Their conduct, alleges Mr Leese, was part of a campaign to damage him and as such constituted, "the torts of conversion, invasion of privacy, tortious interference with contracts and business opportunities, and the crimes of mail and wire fraud". He claims the activity against him was a violation of the US Racketeer Influenced and Corrupt Organizations Act, RICO.

The Moores family, troubled by the group's lacklustre performance, meet this week for what was already likely to be a difficult shareholders' meeting, or as the Moores call it, a "forum".

At the meeting, held in strict privacy, at least one shareholder is thought to be planning to ask searching questions of the company's management led by present chairman, James Ross.

Some members of the family, who own every share in Littlewoods, are frustrated at what they see as a lack of a clear strategy by Mr Ross, who last week sold 19 of its largest high street stores to Marks and Spencer. Littlewoods plans to rebrand its remaining stores and aim them at the over-45 age group - a tactic greeted with scorn by some shareholders.

Mr Leese's action concerns the attempt by Littlewoods to cut out the middleman in the sourcing of goods from the Far East. However, to give the company a foothold in the region it turned to Mr Leese and his son, Nicholas, both experienced Far East hands, for assistance.

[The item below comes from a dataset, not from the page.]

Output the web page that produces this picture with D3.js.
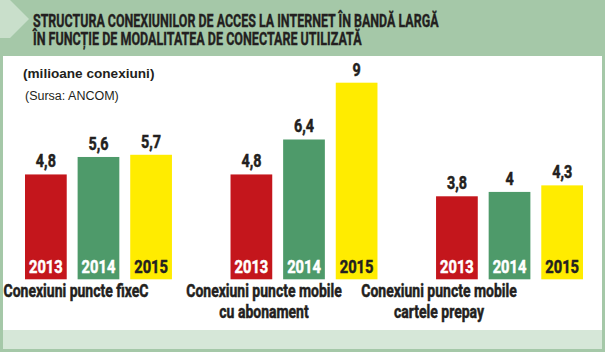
<!DOCTYPE html>
<html>
<head>
<meta charset="utf-8">
<script src="https://cdn.jsdelivr.net/npm/d3@7"></script>
<style>
  html, body { margin: 0; padding: 0; background: #fff; }
  svg { display: block; }
</style>
</head>
<body>
<div id="chart"></div>
<script>
// data
const years = ['2013', '2014', '2015']
const categories = ['fixe', 'abonament', 'prepay']
const categoryLabels = [
  ['Conexiuni puncte fixeC'],
  ['Conexiuni puncte mobile', 'cu abonament'],
  ['Conexiuni puncte mobile', 'cartele prepay'],
]
const fixeValues = [4.8, 5.6, 5.7]
const abonamentValues = [4.8, 6.4, 9]
const prepayValues = [3.8, 4, 4.3]

const titleLines = [
  'STRUCTURA CONEXIUNILOR DE ACCES LA INTERNET ÎN BANDĂ LARGĂ',
  'ÎN FUNCȚIE DE MODALITATEA DE CONECTARE UTILIZATĂ',
]
const unitLabel = '(milioane conexiuni)'
const sourceLabel = '(Sursa: ANCOM)'

const seriesByCategory = [fixeValues, abonamentValues, prepayValues]

const width = 605
const height = 352
const font = 'Roboto, "Liberation Sans", sans-serif'
const ink = '#231f20'
const barColors = d3.scaleOrdinal(years, ['#c4161c', '#4e9a6a', '#ffec00'])
const yearTextColors = d3.scaleOrdinal(years, ['#ffffff', '#ffffff', ink])

// no condensed face is installed, so squeeze the glyphs horizontally
const condense = (sel, sx, fx, fy) =>
  sel.attr('transform', (d, i) => `translate(${fx(d, i)},${fy(d, i)}) scale(${sx},1)`)

// heavier look, like the print's condensed black face
const heavy = (sel, color, w = 0.5) =>
  sel.attr('fill', color).attr('stroke', color).attr('stroke-width', w)

const svg = d3
  .select('#chart')
  .append('svg')
  .attr('width', width)
  .attr('height', height)

// frame
svg.append('rect').attr('width', width).attr('height', height).attr('fill', '#a5c8a8')
svg.append('rect').attr('x', 3).attr('y', 56).attr('width', 599).attr('height', 293).attr('fill', '#d6e7d8')
svg.append('rect').attr('x', 3).attr('y', 56).attr('width', 599).attr('height', 274).attr('fill', '#ffffff')
svg
  .append('polygon')
  .attr('points', '0,0 10,0 29,19 10,38 0,38')
  .attr('fill', '#c9dfcb')

// title, squeezed to the printed line widths
const titleWidths = [406, 329]
svg
  .append('g')
  .selectAll('text')
  .data(titleLines)
  .join('text')
  .attr('font-family', font)
  .attr('font-weight', 'bold')
  .attr('font-size', 19)
  .call(heavy, ink, 0.4)
  .text(d => d)
  .each(function (d, i) {
    const sx = titleWidths[i] / this.getComputedTextLength()
    d3.select(this).attr('transform', `translate(33,${27 + i * 18}) scale(${sx},1)`)
  })

svg
  .append('text')
  .attr('x', 23)
  .attr('y', 78)
  .attr('font-family', '"Liberation Sans", Arial, sans-serif')
  .attr('font-weight', 'bold')
  .attr('font-size', 13.6)
  .attr('fill', ink)
  .text(unitLabel)

svg
  .append('text')
  .attr('x', 25)
  .attr('y', 100)
  .attr('font-family', '"Liberation Sans", Arial, sans-serif')
  .attr('font-size', 12.5)
  .attr('fill', ink)
  .text(sourceLabel)

// scales
const x0 = d3.scaleBand().domain(categories).range([25, 583]).paddingInner(0.285)
const x1 = d3.scaleBand().domain(years).range([0, x0.bandwidth()]).paddingInner(0.207)
const y = d3.scaleLinear().domain([0, 9]).range([279.3, 82.7])

const fmt = v => String(v).replace('.', ',')

const groups = svg
  .append('g')
  .selectAll('g')
  .data(categories)
  .join('g')
  .attr('transform', d => `translate(${x0(d)},0)`)

const bars = groups
  .selectAll('g')
  .data((d, i) => years.map((yr, j) => ({ year: yr, value: seriesByCategory[i][j] })))
  .join('g')

bars
  .append('rect')
  .attr('x', d => x1(d.year))
  .attr('y', d => y(d.value))
  .attr('width', x1.bandwidth())
  .attr('height', d => y(0) - y(d.value))
  .attr('fill', d => barColors(d.year))

bars
  .append('text')
  .call(condense, 0.82, d => x1(d.year) + x1.bandwidth() / 2, d => y(d.value) - 7)
  .attr('text-anchor', 'middle')
  .attr('font-family', font)
  .attr('font-weight', 'bold')
  .attr('font-size', 17.5)
  .call(heavy, ink)
  .text(d => fmt(d.value))

bars
  .append('text')
  .call(condense, 0.84, d => x1(d.year) + x1.bandwidth() / 2, () => y(0) - 6.6)
  .attr('text-anchor', 'middle')
  .attr('font-family', font)
  .attr('font-weight', 'bold')
  .attr('font-size', 17.5)
  .each(function (d) { d3.select(this).call(heavy, yearTextColors(d.year)) })
  .text(d => d.year)

// category labels (set slightly left of each group, as in the print layout)
const labelCenters = [76, 264, 439]
const labelLines = categoryLabels.flatMap((lines, i) =>
  lines.map((text, j) => ({ text, cx: labelCenters[i], line: j })),
)
svg
  .append('g')
  .selectAll('text')
  .data(labelLines)
  .join('text')
  .call(condense, 0.8, d => d.cx, d => 297 + d.line * 21)
  .attr('text-anchor', 'middle')
  .attr('font-family', font)
  .attr('font-weight', 'bold')
  .attr('font-size', 17.5)
  .call(heavy, ink)
  .text(d => d.text)
</script>
</body>
</html>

The relationship turned sour after some of the Moores became suspicious that the Leeses and a handful of senior Littlewoods executives were profiting from the union. They asked Network Security to investigate and the result was a legal action in London against Mr Leese's company - followed by this much bigger counter-blast in Florida. Nicholas Leese is also planning to sue Littlewoods in Singapore after details of his alleged activities were passed to police there and he was arrested. He was charged last year by Singapore's Corrupt Practices Investigation Bureau with taking bribes. A judge threw out the case last month.

David Jaroslawicz, Douglas Leese's lawyer in New York, said: "Everything we have said is supported by sworn testimony and documentation already obtained in litigation in Britain. We are very serious."

A spokeswoman for Littlewoods said: "The allegations are not against the Littlewoods Organisation but against past and present directors as individuals. This is a tactic designed to put pressure on us."